Nicht das sonnige Sansibar, sondern das graue Ostseestädtchen Rerik bildet den Schauplatz für das zufällige Treffen von fünf Menschen, deren Schicksale sich an diesem eisigen Herbsttag 1937 eng verknüpfen. Das Leben aller ist geprägt von einem System des Terrors und der Repression. Verantwortlich dafür sind „die Anderen“. Die Nationalsozialisten, wie sich dem Leser im Laufe des Buches erschließt.
Der Gedanke an Flucht beschäftigt jeden der Protagonisten auf eine eigene Weise. Der desillusionierte Jugendfunktionär Gregor will sich durch Flucht nach Schweden dem Auftrag der Kommunistischen Partei entziehen, in Rerik den Widerstand neu zu organisieren. Den kommunistischen Fischer Knudsen hält von seiner Flucht nur der Gedanke an seine Frau Bertha ab. Als geistig Verwirrte muss sie unter den Nazis um ihr Leben fürchten. Knudsens Fischerjunge, ein namenlos bleibender 15-Jähriger, träumt sich von seinem konservativen Elternhaus ins utopische Sansibar. Dem Ortspfarrer Helander würde die Fahrt über die Ostsee schon reichen, um die als „entartete Kunst“ klassifizierte Plastik „Lesender Klosterschüler“ vor den Nazis zu retten. Und auch die Jüdin Judith Levin will fliehen, um so der drohenden Deportation zu entgehen.
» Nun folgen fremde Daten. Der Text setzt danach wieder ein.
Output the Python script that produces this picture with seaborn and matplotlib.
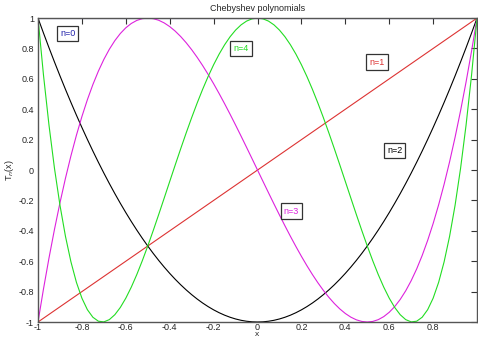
import numpy as np
import pandas as pd
import matplotlib
matplotlib.use("Agg")
import matplotlib.pyplot as plt
import seaborn as sns

# Sample abscissae, step 0.025 from -1 to 1
x = [round(-1 + 0.025 * i, 3) for i in range(81)]

# Values on the right half (x = 0 ... 1); left half follows from parity
t2_right = [-1.0, -0.99875, -0.995, -0.98875, -0.98, -0.96875, -0.955, -0.93875, -0.92, -0.89875,
            -0.875, -0.84875, -0.82, -0.78875, -0.755, -0.71875, -0.68, -0.63875, -0.595, -0.54875,
            -0.5, -0.44875, -0.395, -0.33875, -0.28, -0.21875, -0.155, -0.08875, -0.02, 0.05125,
            0.125, 0.20125, 0.28, 0.36125, 0.445, 0.53125, 0.62, 0.71125, 0.805, 0.90125, 1.0]
t3_right = [0.0, -0.07494, -0.1495, -0.22331, -0.296, -0.36719, -0.4365, -0.50356, -0.568, -0.62944,
            -0.6875, -0.74181, -0.792, -0.83769, -0.8785, -0.91406, -0.944, -0.96794, -0.9855, -0.99631,
            -1.0, -0.99619, -0.9845, -0.96456, -0.936, -0.89844, -0.8515, -0.79481, -0.728, -0.65069,
            -0.5625, -0.46306, -0.352, -0.22894, -0.0935, 0.05469, 0.216, 0.39081, 0.5795, 0.78244, 1.0]
t4_right = [1.0, 0.995, 0.98005, 0.95525, 0.9208, 0.87695, 0.82405, 0.7625, 0.6928, 0.6155,
            0.53125, 0.44075, 0.3448, 0.24425, 0.14005, 0.0332, -0.0752, -0.184, -0.29195, -0.39775,
            -0.5, -0.59725, -0.68795, -0.7705, -0.8432, -0.9043, -0.95195, -0.98425, -0.9992, -0.99475,
            -0.96875, -0.919, -0.8432, -0.739, -0.60395, -0.43555, -0.2312, 0.01175, 0.29605, 0.6245, 1.0]

t0 = [1.0] * len(x)
t1 = list(x)
t2 = t2_right[:0:-1] + t2_right
t3 = [-v for v in t3_right[:0:-1]] + t3_right
t4 = t4_right[:0:-1] + t4_right

orders = ["n=0", "n=1", "n=2", "n=3", "n=4"]
series = [t0, t1, t2, t3, t4]
colors = ["#2222aa", "#dd3333", "#000000", "#dd22dd", "#22dd22"]
label_pos = [(-0.9, 0.9), (0.51, 0.71), (0.59, 0.13), (0.12, -0.27), (-0.11, 0.8)]

df = pd.DataFrame({
    "x": x * len(series),
    "T": [v for s in series for v in s],
    "n": [o for o in orders for _ in x],
})

sns.set_style("white")
plt.rcParams["font.family"] = ["Liberation Sans", "DejaVu Sans"]
plt.rcParams["xtick.direction"] = "in"
plt.rcParams["ytick.direction"] = "in"

fig = plt.figure(figsize=(4.78, 3.41), dpi=100)
ax = fig.add_axes([0.0795, 0.0557, 0.9185, 0.8913])

sns.lineplot(data=df, x="x", y="T", hue="n", palette=dict(zip(orders, colors)),
             linewidth=0.8, legend=False, ax=ax, estimator=None, sort=False)

for name, col, (px, py) in zip(orders, colors, label_pos):
    ax.text(px, py, name, color=col, fontsize=6.5, va="center", ha="left", zorder=5,
            bbox=dict(boxstyle="square,pad=0.35", fc="white", ec="#333333", lw=0.9))

ax.set_xlim(-1, 1)
ax.set_ylim(-1, 1)
ax.set_xticks(np.arange(-1, 0.81, 0.2))
ax.set_xticklabels(["-1", "-0.8", "-0.6", "-0.4", "-0.2", "0", "0.2", "0.4", "0.6", "0.8"])
ax.set_yticks(np.arange(-1, 1.01, 0.2))
ax.set_yticklabels(["-1", "-0.8", "-0.6", "-0.4", "-0.2", "0", "0.2", "0.4", "0.6", "0.8", "1"])
ax.tick_params(axis="x", pad=1)
ax.tick_params(axis="both", labelsize=6.5, length=4, width=0.8, color="#333333",
               top=True, right=True)
ax.tick_params(axis="y", pad=3)
for sp in ax.spines.values():
    sp.set_color("#555555")
    sp.set_linewidth(1.0)
    sp.set_zorder(6)

ax.set_xlabel("x", fontsize=6, labelpad=-1)
ax.set_ylabel("T$_n$(x)", fontsize=6.5)
ax.yaxis.set_label_coords(-0.05, 0.5)
ax.set_title("Chebyshev polynomials", fontsize=6.5, pad=5)

fig.savefig("out.png", dpi=100)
Der Roman „Sansibar oder der letzte Grund“ des gebürtigen Münchners Alfred Andersch stieß bei seiner Veröffentlichung 1957 bei Kritikern wie Lesern auf ein positives Echo. Weniger gut hatte man seinen 1952 erschienenen autobiografischen Bericht „Die Kirschen der Freiheit“ aufgenommen. In diesem hatte er sein eigenes Verhalten während des Naziregimes bis zu seiner Fahnenflucht 1944 reflektiert. Zu frisch war bei weiten Teilen des Publikums noch die Erinnerung an das Dritte Reich und das eigene Tun.
Die Frage, inwieweit der Einzelne wirklich frei entscheiden und handeln kann, durchzieht das gesamte Werk des Autors und streitbaren Gründers der „Gruppe 47“. Bis heute gilt Alfred Andersch als einer der wichtigsten Vertreter der Literatur der Stunde Null im Deutschland der Nachkriegszeit. Symbolreich, doch in einfacher Sprache formuliert, hat sich „Sansibar oder der letzte Grund“ fest im Kanon der Schulbuchliteratur etabliert. Als Lehrstück dient es dazu, den Blick zu schärfen. Dafür, was Menschlichkeit im Angesicht des Terrors ausmacht. Dafür, was man mit Geld eben nicht kaufen kann.